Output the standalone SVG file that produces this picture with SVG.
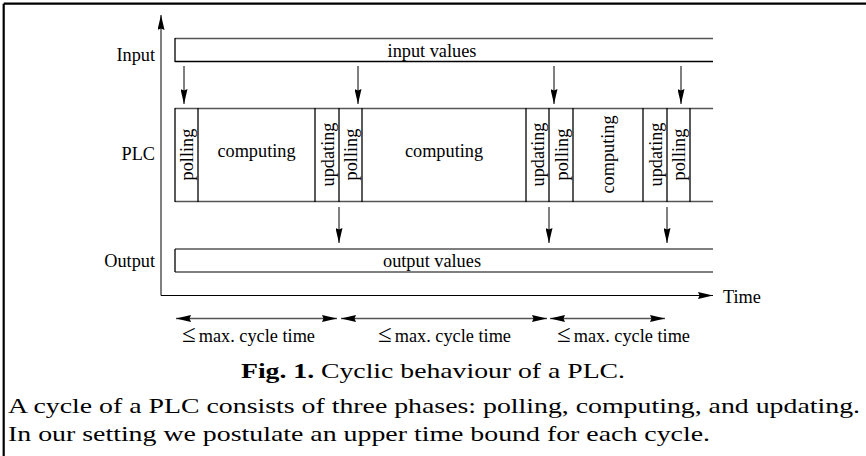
<svg xmlns="http://www.w3.org/2000/svg" width="866" height="456" viewBox="0 0 866 456">
<style>
  .t { font-family: "Liberation Serif", "Times New Roman", serif; font-size: 18.3px; fill: #000; }
  .le { font-size: 25px; }
  .cap { font-family: "Liberation Serif", "Times New Roman", serif; font-size: 22px; fill: #000; }
  .body { font-family: "Liberation Serif", "Times New Roman", serif; font-size: 21px; fill: #000; }
  .hl { stroke: #555; stroke-width: 1.3; fill: none; }
  .vl { stroke: #000; stroke-width: 1.3; fill: none; }
  .ax { stroke: #000; stroke-width: 1; fill: none; }
  .arr { stroke: #000; stroke-width: 1; fill: none; marker-end: url(#ah); }
  .cyc { stroke: #555; stroke-width: 1.3; fill: none; marker-start: url(#ah); marker-end: url(#ah); }
</style>
<defs>
  <marker id="ah" viewBox="0 0 15 7" refX="15" refY="3.5" markerWidth="15" markerHeight="7" markerUnits="userSpaceOnUse" orient="auto-start-reverse">
    <path d="M0,0 L15,3.5 L0,7 L1.5,3.5 Z" fill="#000"/>
  </marker>
</defs>
<rect width="866" height="456" fill="#fff"/>
<g id="frame">
  <line x1="3.7" y1="3.7" x2="866" y2="3.7" stroke="#000" stroke-width="2.2"/>
  <line x1="3.7" y1="3.7" x2="3.7" y2="456" stroke="#000" stroke-width="2.2"/>
</g>
<g id="axes">
  <line class="ax" x1="161" y1="295.5" x2="161" y2="15" marker-end="url(#ah)"/>
  <line class="ax" x1="161" y1="295.5" x2="713" y2="295.5" marker-end="url(#ah)"/>
  <text class="t" x="723" y="303">Time</text>
</g>
<g id="labels">
  <text class="t" x="155" y="61" text-anchor="end">Input</text>
  <text class="t" x="155" y="160" text-anchor="end">PLC</text>
  <text class="t" x="155" y="267" text-anchor="end">Output</text>
</g>
<g id="input">
  <line class="hl" x1="175" y1="38.5" x2="713" y2="38.5"/>
  <line class="vl" x1="175" y1="61.5" x2="713" y2="61.5"/>
  <line class="vl" x1="175" y1="38" x2="175" y2="62"/>
  <text class="t" x="432" y="57" text-anchor="middle">input values</text>
</g>
<g id="plc">
  <line class="hl" x1="175" y1="108.5" x2="713" y2="108.5"/>
  <line class="hl" x1="175" y1="201.5" x2="713" y2="201.5"/>
  <g class="vl">
    <line x1="175" y1="108" x2="175" y2="202"/>
    <line x1="198" y1="108" x2="198" y2="202"/>
    <line x1="315" y1="108" x2="315" y2="202"/>
    <line x1="339" y1="108" x2="339" y2="202"/>
    <line x1="362" y1="108" x2="362" y2="202"/>
    <line x1="526" y1="108" x2="526" y2="202"/>
    <line x1="549" y1="108" x2="549" y2="202"/>
    <line x1="573" y1="108" x2="573" y2="202"/>
    <line x1="643" y1="108" x2="643" y2="202"/>
    <line x1="667" y1="108" x2="667" y2="202"/>
    <line x1="690" y1="108" x2="690" y2="202"/>
  </g>
  <text class="t" text-anchor="middle" transform="translate(193,154.5) rotate(-90)">polling</text>
  <text class="t" x="256.5" y="157" text-anchor="middle">computing</text>
  <text class="t" text-anchor="middle" transform="translate(334,154.5) rotate(-90)">updating</text>
  <text class="t" text-anchor="middle" transform="translate(357,154.5) rotate(-90)">polling</text>
  <text class="t" x="444" y="157" text-anchor="middle">computing</text>
  <text class="t" text-anchor="middle" transform="translate(544,154.5) rotate(-90)">updating</text>
  <text class="t" text-anchor="middle" transform="translate(568,154.5) rotate(-90)">polling</text>
  <text class="t" text-anchor="middle" transform="translate(614,154.5) rotate(-90)">computing</text>
  <text class="t" text-anchor="middle" transform="translate(662,154.5) rotate(-90)">updating</text>
  <text class="t" text-anchor="middle" transform="translate(685,154.5) rotate(-90)">polling</text>
</g>
<g id="output">
  <line class="hl" x1="175" y1="249" x2="713" y2="249"/>
  <line class="hl" x1="175" y1="272" x2="713" y2="272"/>
  <line class="vl" x1="175" y1="249" x2="175" y2="272"/>
  <text class="t" x="432" y="267" text-anchor="middle">output values</text>
</g>
<g id="connectors">
  <line class="arr" x1="184" y1="66" x2="184" y2="104"/>
  <line class="arr" x1="358" y1="66" x2="358" y2="104"/>
  <line class="arr" x1="554" y1="66" x2="554" y2="104"/>
  <line class="arr" x1="681" y1="66" x2="681" y2="104"/>
  <line class="arr" x1="339" y1="207" x2="339" y2="243"/>
  <line class="arr" x1="549" y1="207" x2="549" y2="243"/>
  <line class="arr" x1="667" y1="207" x2="667" y2="243"/>
  <line class="cyc" x1="176" y1="318.5" x2="337" y2="318.5"/>
  <line class="cyc" x1="341" y1="318.5" x2="547" y2="318.5"/>
  <line class="cyc" x1="550" y1="318.5" x2="665" y2="318.5"/>
</g>
<g id="cycle-labels">
  <text class="t" x="182" y="342"><tspan class="le">≤</tspan><tspan dx="3">max. cycle time</tspan></text>
  <text class="t" x="378" y="342"><tspan class="le">≤</tspan><tspan dx="3">max. cycle time</tspan></text>
  <text class="t" x="557" y="342"><tspan class="le">≤</tspan><tspan dx="3">max. cycle time</tspan></text>
</g>
<g id="caption">
  <text class="cap" x="241" y="378" textLength="384" lengthAdjust="spacingAndGlyphs"><tspan font-weight="bold">Fig. 1.</tspan> Cyclic behaviour of a PLC.</text>
  <text class="body" x="8" y="413" textLength="852" lengthAdjust="spacingAndGlyphs">A cycle of a PLC consists of three phases: polling, computing, and updating.</text>
  <text class="body" x="8" y="441" textLength="702" lengthAdjust="spacingAndGlyphs">In our setting we postulate an upper time bound for each cycle.</text>
</g>
</svg>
-----
» **STATED PROBLEM**:
Omit the pictures, then quote the rest of the material above exactly.

» **CORRECT RESPONSE**:
Output the standalone SVG file that produces this picture with SVG.
<svg xmlns="http://www.w3.org/2000/svg" width="866" height="456" viewBox="0 0 866 456">
<style>
  .t { font-family: "Liberation Serif", "Times New Roman", serif; font-size: 18.3px; fill: #000; }
  .le { font-size: 25px; }
  .cap { font-family: "Liberation Serif", "Times New Roman", serif; font-size: 22px; fill: #000; }
  .body { font-family: "Liberation Serif", "Times New Roman", serif; font-size: 21px; fill: #000; }
  .hl { stroke: #555; stroke-width: 1.3; fill: none; }
  .vl { stroke: #000; stroke-width: 1.3; fill: none; }
  .ax { stroke: #000; stroke-width: 1; fill: none; }
  .arr { stroke: #000; stroke-width: 1; fill: none; marker-end: url(#ah); }
  .cyc { stroke: #555; stroke-width: 1.3; fill: none; marker-start: url(#ah); marker-end: url(#ah); }
</style>
<defs>
  <marker id="ah" viewBox="0 0 15 7" refX="15" refY="3.5" markerWidth="15" markerHeight="7" markerUnits="userSpaceOnUse" orient="auto-start-reverse">
    <path d="M0,0 L15,3.5 L0,7 L1.5,3.5 Z" fill="#000"/>
  </marker>
</defs>
<rect width="866" height="456" fill="#fff"/>
<g id="frame">
  <line x1="3.7" y1="3.7" x2="866" y2="3.7" stroke="#000" stroke-width="2.2"/>
  <line x1="3.7" y1="3.7" x2="3.7" y2="456" stroke="#000" stroke-width="2.2"/>
</g>
<g id="axes">
  <line class="ax" x1="161" y1="295.5" x2="161" y2="15" marker-end="url(#ah)"/>
  <line class="ax" x1="161" y1="295.5" x2="713" y2="295.5" marker-end="url(#ah)"/>
  <text class="t" x="723" y="303">Time</text>
</g>
<g id="labels">
  <text class="t" x="155" y="61" text-anchor="end">Input</text>
  <text class="t" x="155" y="160" text-anchor="end">PLC</text>
  <text class="t" x="155" y="267" text-anchor="end">Output</text>
</g>
<g id="input">
  <line class="hl" x1="175" y1="38.5" x2="713" y2="38.5"/>
  <line class="vl" x1="175" y1="61.5" x2="713" y2="61.5"/>
  <line class="vl" x1="175" y1="38" x2="175" y2="62"/>
  <text class="t" x="432" y="57" text-anchor="middle">input values</text>
</g>
<g id="plc">
  <line class="hl" x1="175" y1="108.5" x2="713" y2="108.5"/>
  <line class="hl" x1="175" y1="201.5" x2="713" y2="201.5"/>
  <g class="vl">
    <line x1="175" y1="108" x2="175" y2="202"/>
    <line x1="198" y1="108" x2="198" y2="202"/>
    <line x1="315" y1="108" x2="315" y2="202"/>
    <line x1="339" y1="108" x2="339" y2="202"/>
    <line x1="362" y1="108" x2="362" y2="202"/>
    <line x1="526" y1="108" x2="526" y2="202"/>
    <line x1="549" y1="108" x2="549" y2="202"/>
    <line x1="573" y1="108" x2="573" y2="202"/>
    <line x1="643" y1="108" x2="643" y2="202"/>
    <line x1="667" y1="108" x2="667" y2="202"/>
    <line x1="690" y1="108" x2="690" y2="202"/>
  </g>
  <text class="t" text-anchor="middle" transform="translate(193,154.5) rotate(-90)">polling</text>
  <text class="t" x="256.5" y="157" text-anchor="middle">computing</text>
  <text class="t" text-anchor="middle" transform="translate(334,154.5) rotate(-90)">updating</text>
  <text class="t" text-anchor="middle" transform="translate(357,154.5) rotate(-90)">polling</text>
  <text class="t" x="444" y="157" text-anchor="middle">computing</text>
  <text class="t" text-anchor="middle" transform="translate(544,154.5) rotate(-90)">updating</text>
  <text class="t" text-anchor="middle" transform="translate(568,154.5) rotate(-90)">polling</text>
  <text class="t" text-anchor="middle" transform="translate(614,154.5) rotate(-90)">computing</text>
  <text class="t" text-anchor="middle" transform="translate(662,154.5) rotate(-90)">updating</text>
  <text class="t" text-anchor="middle" transform="translate(685,154.5) rotate(-90)">polling</text>
</g>
<g id="output">
  <line class="hl" x1="175" y1="249" x2="713" y2="249"/>
  <line class="hl" x1="175" y1="272" x2="713" y2="272"/>
  <line class="vl" x1="175" y1="249" x2="175" y2="272"/>
  <text class="t" x="432" y="267" text-anchor="middle">output values</text>
</g>
<g id="connectors">
  <line class="arr" x1="184" y1="66" x2="184" y2="104"/>
  <line class="arr" x1="358" y1="66" x2="358" y2="104"/>
  <line class="arr" x1="554" y1="66" x2="554" y2="104"/>
  <line class="arr" x1="681" y1="66" x2="681" y2="104"/>
  <line class="arr" x1="339" y1="207" x2="339" y2="243"/>
  <line class="arr" x1="549" y1="207" x2="549" y2="243"/>
  <line class="arr" x1="667" y1="207" x2="667" y2="243"/>
  <line class="cyc" x1="176" y1="318.5" x2="337" y2="318.5"/>
  <line class="cyc" x1="341" y1="318.5" x2="547" y2="318.5"/>
  <line class="cyc" x1="550" y1="318.5" x2="665" y2="318.5"/>
</g>
<g id="cycle-labels">
  <text class="t" x="182" y="342"><tspan class="le">≤</tspan><tspan dx="3">max. cycle time</tspan></text>
  <text class="t" x="378" y="342"><tspan class="le">≤</tspan><tspan dx="3">max. cycle time</tspan></text>
  <text class="t" x="557" y="342"><tspan class="le">≤</tspan><tspan dx="3">max. cycle time</tspan></text>
</g>
<g id="caption">
  <text class="cap" x="241" y="378" textLength="384" lengthAdjust="spacingAndGlyphs"><tspan font-weight="bold">Fig. 1.</tspan> Cyclic behaviour of a PLC.</text>
  <text class="body" x="8" y="413" textLength="852" lengthAdjust="spacingAndGlyphs">A cycle of a PLC consists of three phases: polling, computing, and updating.</text>
  <text class="body" x="8" y="441" textLength="702" lengthAdjust="spacingAndGlyphs">In our setting we postulate an upper time bound for each cycle.</text>
</g>
</svg>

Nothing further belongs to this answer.